What are common indicators of social development?

Common indicators of social development include life expectancy, literacy rates, access to clean water and sanitation, infant mortality rates, school enrollment rates, poverty rates, and measures of human capital and gender equality. These metrics help assess the overall well-being and opportunities available to a population.

How does social development impact financial markets?

Social development indirectly impacts financial markets by fostering a more stable and productive society. Improved health and education can lead to a more skilled workforce, attracting foreign direct investment and boosting economic stability. Conversely, a lack of social development can lead to social unrest, political instability, and reduced investor confidence.
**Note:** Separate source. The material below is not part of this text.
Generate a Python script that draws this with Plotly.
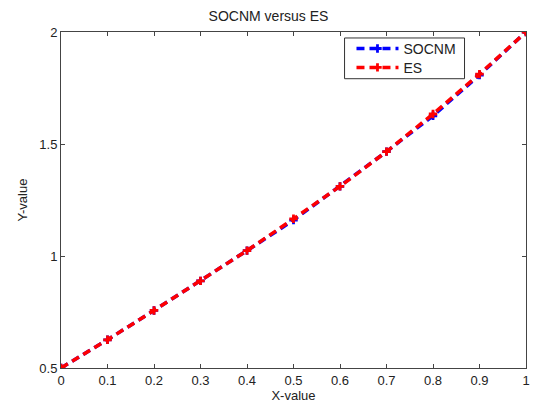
import plotly.graph_objects as go

x_values = [0.0, 0.1, 0.2, 0.3, 0.4, 0.5, 0.6, 0.7, 0.8, 0.9, 1.0]
socnm_values = [0.5, 0.626, 0.757, 0.889, 1.024, 1.160, 1.311, 1.466, 1.626, 1.808, 2.0]
es_values = [0.5, 0.626, 0.757, 0.889, 1.024, 1.166, 1.311, 1.466, 1.634, 1.812, 2.0]
x_ticks = [0, 0.1, 0.2, 0.3, 0.4, 0.5, 0.6, 0.7, 0.8, 0.9, 1]
y_ticks = [0.5, 1, 1.5, 2]

font_family = "Liberation Sans, Arial, sans-serif"
text_color = "#222222"

fig = go.Figure()
fig.add_trace(go.Scatter(
    x=x_values, y=socnm_values, name="SOCNM", mode="lines+markers",
    line=dict(color="#0000ff", width=3.5, dash="8px,5px"),
    marker=dict(symbol="cross", size=7, color="#0000ff"),
    legend="legend",
))
fig.add_trace(go.Scatter(
    x=x_values, y=es_values, name="ES", mode="lines+markers",
    line=dict(color="#ff0000", width=3.5, dash="8px,5px"),
    marker=dict(symbol="cross", size=7, color="#ff0000"),
    legend="legend2",
))

axis_common = dict(
    showgrid=False, zeroline=False, showline=True, mirror="ticks",
    linecolor="#444444", linewidth=1, ticks="inside", ticklen=4,
    tickcolor="#444444", tickfont=dict(size=13, color=text_color, family=font_family),
)

# legend frame drawn as a paper-space rectangle
fig.add_shape(type="rect", xref="paper", yref="paper",
              x0=0.6098, x1=0.8678, y0=0.861, y1=0.9822,
              line=dict(color="#333333", width=1), fillcolor="white", layer="above")

legend_common = dict(
    x=0.6247, xanchor="left", yanchor="middle",
    bgcolor="rgba(0,0,0,0)", borderwidth=0,
    font=dict(size=14, color=text_color, family=font_family),
    itemwidth=42,
)

fig.update_layout(
    width=537, height=406,
    margin=dict(l=61, r=7, t=32, b=36),
    paper_bgcolor="white", plot_bgcolor="white",
    title=dict(text="SOCNM versus ES", x=0.5, xanchor="center", y=0.9606, yanchor="middle",
               font=dict(size=14, color=text_color, family=font_family)),
    xaxis=dict(range=[0, 1], tickvals=x_ticks, ticktext=[f"{v:g}" for v in x_ticks],
               title=dict(text="X-value", standoff=2,
                          font=dict(size=13, color=text_color, family=font_family)),
               **axis_common),
    yaxis=dict(range=[0.5, 2], tickvals=y_ticks, ticktext=[f"{v:g}" for v in y_ticks],
               title=dict(text="Y-value", standoff=8,
                          font=dict(size=13, color=text_color, family=font_family)),
               **axis_common),
    legend=dict(y=0.9497, **legend_common),
    legend2=dict(y=0.8935, **legend_common),
    showlegend=True,
)

fig.write_html("out.html")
It also influences the rise of impact investing, including social impact bonds, which specifically aim to achieve positive social outcomes alongside financial returns.

Can individuals contribute to social development?

Yes, individuals can contribute to social development through various actions, such as supporting ethical businesses, engaging in community service, advocating for inclusive policies, investing in initiatives like microfinance, or making informed decisions about their investments, for example, through Environmental, Social, and Governance (ESG) considerations. These actions collectively help foster a more equitable and well-rounded society.